Task statement
In the entries below, find the line containing "Convert this chart" and the line containing "XAxis, YAxis, Label". Copy those two lines and everything between them exactly, without the pictures.

Listed entries
···

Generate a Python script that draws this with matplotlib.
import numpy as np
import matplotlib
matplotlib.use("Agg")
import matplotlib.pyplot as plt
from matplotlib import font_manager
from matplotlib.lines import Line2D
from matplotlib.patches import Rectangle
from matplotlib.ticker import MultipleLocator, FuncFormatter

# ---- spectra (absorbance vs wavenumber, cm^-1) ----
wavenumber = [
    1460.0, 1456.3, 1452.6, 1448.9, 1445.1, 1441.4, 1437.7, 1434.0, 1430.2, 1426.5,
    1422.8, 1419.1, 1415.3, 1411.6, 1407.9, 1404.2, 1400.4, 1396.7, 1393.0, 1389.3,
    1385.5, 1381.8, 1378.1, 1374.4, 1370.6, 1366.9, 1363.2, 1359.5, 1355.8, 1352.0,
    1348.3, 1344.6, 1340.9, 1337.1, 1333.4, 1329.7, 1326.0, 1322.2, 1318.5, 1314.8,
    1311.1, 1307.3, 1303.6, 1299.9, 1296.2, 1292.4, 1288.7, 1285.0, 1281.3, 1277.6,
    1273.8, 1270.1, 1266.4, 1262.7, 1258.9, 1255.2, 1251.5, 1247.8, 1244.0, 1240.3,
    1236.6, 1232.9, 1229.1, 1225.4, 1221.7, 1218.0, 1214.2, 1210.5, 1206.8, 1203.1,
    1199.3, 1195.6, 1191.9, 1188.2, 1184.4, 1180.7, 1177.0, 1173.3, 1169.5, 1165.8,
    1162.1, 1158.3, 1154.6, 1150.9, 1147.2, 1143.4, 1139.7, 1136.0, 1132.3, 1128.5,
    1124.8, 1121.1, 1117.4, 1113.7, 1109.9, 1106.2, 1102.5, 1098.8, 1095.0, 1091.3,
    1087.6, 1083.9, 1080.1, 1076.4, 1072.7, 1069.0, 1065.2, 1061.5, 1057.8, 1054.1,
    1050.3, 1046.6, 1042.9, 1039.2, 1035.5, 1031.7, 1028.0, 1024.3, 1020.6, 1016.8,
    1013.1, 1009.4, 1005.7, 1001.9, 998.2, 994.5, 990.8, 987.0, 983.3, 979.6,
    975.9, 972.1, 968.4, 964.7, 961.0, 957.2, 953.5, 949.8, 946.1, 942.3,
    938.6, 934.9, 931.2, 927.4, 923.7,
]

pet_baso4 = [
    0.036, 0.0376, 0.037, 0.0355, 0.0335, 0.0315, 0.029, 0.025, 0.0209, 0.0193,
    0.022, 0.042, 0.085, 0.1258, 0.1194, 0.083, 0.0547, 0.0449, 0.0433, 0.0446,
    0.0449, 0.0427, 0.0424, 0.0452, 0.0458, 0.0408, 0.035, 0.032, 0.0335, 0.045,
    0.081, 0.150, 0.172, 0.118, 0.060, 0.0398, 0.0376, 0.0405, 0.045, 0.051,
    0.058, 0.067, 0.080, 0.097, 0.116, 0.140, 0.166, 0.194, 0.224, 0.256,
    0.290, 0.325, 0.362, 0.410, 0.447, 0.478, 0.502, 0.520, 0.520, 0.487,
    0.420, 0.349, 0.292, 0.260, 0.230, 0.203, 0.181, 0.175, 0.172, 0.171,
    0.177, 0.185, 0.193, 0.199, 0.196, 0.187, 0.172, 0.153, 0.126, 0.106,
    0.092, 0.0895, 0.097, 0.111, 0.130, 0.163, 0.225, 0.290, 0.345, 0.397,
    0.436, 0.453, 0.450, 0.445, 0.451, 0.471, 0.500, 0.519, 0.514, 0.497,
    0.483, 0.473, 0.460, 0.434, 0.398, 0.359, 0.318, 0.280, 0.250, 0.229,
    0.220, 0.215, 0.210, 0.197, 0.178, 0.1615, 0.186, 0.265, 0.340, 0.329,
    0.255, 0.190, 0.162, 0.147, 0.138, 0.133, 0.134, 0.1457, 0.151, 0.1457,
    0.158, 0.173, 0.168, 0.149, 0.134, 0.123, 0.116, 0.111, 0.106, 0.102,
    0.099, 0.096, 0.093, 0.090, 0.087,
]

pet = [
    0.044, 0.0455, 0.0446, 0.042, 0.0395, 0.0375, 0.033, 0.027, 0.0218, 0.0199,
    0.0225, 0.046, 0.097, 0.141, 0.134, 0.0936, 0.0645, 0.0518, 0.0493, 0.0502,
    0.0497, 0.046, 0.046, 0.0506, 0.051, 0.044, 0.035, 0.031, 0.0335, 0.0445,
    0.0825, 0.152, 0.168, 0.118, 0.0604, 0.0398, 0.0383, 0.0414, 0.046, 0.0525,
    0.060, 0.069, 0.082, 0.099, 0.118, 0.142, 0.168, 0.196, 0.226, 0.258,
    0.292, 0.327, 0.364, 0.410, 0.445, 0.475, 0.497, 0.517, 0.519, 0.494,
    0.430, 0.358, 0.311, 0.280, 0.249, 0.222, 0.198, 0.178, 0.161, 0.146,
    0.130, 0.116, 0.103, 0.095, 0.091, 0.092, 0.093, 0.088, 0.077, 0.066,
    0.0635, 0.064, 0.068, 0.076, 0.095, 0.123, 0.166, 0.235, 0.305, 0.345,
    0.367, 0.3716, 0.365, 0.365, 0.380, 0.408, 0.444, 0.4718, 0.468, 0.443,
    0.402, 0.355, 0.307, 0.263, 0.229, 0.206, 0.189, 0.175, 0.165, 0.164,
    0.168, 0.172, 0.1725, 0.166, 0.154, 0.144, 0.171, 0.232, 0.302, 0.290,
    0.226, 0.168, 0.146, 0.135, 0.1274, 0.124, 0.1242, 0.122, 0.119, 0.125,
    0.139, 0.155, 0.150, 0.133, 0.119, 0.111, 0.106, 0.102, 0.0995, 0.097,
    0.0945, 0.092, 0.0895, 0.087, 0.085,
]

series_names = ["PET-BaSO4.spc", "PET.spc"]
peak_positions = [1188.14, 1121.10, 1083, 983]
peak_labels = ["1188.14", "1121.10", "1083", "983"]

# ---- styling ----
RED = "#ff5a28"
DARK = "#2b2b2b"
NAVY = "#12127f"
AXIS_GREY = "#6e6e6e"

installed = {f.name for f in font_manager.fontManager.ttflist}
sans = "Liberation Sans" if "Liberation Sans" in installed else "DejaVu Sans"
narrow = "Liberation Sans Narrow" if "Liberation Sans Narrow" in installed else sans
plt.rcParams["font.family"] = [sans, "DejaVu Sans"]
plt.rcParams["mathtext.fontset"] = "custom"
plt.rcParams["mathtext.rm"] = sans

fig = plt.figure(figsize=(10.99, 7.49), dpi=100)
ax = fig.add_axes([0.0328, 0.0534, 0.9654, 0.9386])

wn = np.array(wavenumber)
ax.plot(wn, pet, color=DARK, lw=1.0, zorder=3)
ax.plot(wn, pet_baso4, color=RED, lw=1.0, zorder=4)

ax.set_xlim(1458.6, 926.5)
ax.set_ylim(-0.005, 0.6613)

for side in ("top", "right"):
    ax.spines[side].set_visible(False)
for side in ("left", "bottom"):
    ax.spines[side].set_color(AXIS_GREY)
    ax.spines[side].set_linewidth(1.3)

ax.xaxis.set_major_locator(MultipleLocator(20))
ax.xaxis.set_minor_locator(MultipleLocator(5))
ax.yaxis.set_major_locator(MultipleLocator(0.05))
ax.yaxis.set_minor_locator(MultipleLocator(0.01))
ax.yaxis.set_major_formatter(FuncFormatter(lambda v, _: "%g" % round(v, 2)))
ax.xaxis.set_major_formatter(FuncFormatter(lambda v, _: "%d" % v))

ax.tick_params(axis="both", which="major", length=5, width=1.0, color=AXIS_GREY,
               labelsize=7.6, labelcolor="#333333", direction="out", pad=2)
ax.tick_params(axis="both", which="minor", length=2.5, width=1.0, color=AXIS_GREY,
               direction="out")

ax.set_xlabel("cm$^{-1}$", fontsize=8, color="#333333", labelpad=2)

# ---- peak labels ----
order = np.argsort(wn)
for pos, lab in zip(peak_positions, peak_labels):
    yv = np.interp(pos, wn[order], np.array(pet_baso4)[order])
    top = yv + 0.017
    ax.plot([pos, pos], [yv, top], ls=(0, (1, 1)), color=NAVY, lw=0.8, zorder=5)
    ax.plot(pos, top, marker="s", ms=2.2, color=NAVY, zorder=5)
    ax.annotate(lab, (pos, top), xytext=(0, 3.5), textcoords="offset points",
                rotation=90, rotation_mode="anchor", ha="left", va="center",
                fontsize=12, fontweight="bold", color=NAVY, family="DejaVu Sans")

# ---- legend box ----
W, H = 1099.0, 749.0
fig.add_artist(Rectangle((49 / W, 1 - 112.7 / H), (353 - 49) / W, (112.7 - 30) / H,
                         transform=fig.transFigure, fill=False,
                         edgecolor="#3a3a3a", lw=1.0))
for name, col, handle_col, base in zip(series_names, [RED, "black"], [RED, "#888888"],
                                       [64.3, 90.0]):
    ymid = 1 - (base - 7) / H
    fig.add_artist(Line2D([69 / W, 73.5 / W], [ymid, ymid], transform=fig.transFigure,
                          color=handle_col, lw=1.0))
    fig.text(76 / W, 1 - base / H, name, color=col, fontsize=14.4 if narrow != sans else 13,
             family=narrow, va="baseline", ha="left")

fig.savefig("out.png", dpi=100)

···

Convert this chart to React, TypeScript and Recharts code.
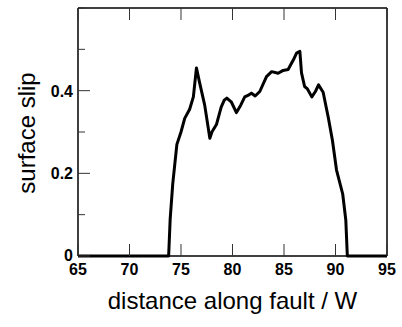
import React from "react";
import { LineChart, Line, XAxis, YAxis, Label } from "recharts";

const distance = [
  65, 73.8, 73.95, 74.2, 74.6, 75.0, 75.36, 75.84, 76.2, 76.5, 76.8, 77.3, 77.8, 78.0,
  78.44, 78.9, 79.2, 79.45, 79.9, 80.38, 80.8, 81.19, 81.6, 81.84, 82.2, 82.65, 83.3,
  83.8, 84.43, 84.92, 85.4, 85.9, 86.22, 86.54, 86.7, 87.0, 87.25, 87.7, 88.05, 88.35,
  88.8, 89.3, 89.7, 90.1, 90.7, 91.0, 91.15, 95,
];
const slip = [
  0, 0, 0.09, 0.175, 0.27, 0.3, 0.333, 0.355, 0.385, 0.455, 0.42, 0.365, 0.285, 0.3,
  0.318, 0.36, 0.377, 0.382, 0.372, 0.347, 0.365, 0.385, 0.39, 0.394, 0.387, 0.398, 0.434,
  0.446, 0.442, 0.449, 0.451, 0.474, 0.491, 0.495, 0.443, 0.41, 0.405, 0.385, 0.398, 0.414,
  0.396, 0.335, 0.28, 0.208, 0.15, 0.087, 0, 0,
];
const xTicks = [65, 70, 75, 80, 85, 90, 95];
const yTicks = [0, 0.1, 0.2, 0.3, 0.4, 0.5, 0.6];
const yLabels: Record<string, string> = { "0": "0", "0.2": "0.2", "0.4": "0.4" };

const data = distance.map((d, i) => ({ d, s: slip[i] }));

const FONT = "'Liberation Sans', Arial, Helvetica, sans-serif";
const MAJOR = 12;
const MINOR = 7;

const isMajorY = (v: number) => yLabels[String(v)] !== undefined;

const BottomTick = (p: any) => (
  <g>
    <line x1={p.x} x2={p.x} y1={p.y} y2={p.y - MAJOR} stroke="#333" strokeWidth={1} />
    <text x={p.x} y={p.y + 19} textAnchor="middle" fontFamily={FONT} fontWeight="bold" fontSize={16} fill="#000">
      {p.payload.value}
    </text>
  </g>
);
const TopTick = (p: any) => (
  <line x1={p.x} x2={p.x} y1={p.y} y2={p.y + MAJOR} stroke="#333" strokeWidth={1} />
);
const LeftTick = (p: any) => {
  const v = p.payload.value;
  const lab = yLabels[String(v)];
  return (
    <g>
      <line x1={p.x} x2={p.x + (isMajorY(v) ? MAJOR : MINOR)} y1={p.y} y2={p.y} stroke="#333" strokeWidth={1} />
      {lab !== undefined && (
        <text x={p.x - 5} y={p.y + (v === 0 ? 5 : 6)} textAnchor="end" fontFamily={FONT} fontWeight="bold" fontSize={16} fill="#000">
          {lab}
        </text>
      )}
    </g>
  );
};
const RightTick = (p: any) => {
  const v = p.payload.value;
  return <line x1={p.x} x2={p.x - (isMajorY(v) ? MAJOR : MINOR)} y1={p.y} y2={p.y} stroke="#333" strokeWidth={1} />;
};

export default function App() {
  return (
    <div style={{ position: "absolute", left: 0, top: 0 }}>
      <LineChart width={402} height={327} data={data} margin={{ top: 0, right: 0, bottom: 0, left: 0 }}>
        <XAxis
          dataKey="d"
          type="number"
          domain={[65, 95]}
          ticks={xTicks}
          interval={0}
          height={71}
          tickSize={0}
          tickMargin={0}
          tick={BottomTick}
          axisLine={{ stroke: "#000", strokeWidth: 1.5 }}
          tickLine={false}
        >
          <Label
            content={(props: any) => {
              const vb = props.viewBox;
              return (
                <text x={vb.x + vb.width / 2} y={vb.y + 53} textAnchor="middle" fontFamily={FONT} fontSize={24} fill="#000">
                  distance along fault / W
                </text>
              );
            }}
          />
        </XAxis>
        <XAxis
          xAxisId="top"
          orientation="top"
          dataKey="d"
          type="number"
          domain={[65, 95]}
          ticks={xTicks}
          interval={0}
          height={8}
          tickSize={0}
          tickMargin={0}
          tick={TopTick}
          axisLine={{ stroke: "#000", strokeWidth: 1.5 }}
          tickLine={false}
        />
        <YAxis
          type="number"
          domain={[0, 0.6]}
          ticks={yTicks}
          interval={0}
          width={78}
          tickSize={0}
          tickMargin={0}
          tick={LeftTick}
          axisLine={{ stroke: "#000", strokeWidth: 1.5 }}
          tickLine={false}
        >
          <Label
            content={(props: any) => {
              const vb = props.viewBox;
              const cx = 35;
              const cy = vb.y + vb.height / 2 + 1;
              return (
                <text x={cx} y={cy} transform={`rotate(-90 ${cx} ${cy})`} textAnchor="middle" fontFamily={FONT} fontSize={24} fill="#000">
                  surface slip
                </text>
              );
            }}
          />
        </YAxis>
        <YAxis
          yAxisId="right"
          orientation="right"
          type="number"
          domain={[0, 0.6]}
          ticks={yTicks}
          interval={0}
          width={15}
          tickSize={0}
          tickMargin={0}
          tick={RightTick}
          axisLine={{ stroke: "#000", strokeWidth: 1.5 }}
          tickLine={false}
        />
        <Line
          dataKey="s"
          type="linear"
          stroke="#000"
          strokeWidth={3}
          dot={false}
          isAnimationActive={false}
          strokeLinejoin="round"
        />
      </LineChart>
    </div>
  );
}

···

Exercise answer
Convert this chart to React, TypeScript and Recharts code.
import React from "react";
import { LineChart, Line, XAxis, YAxis, Label } from "recharts";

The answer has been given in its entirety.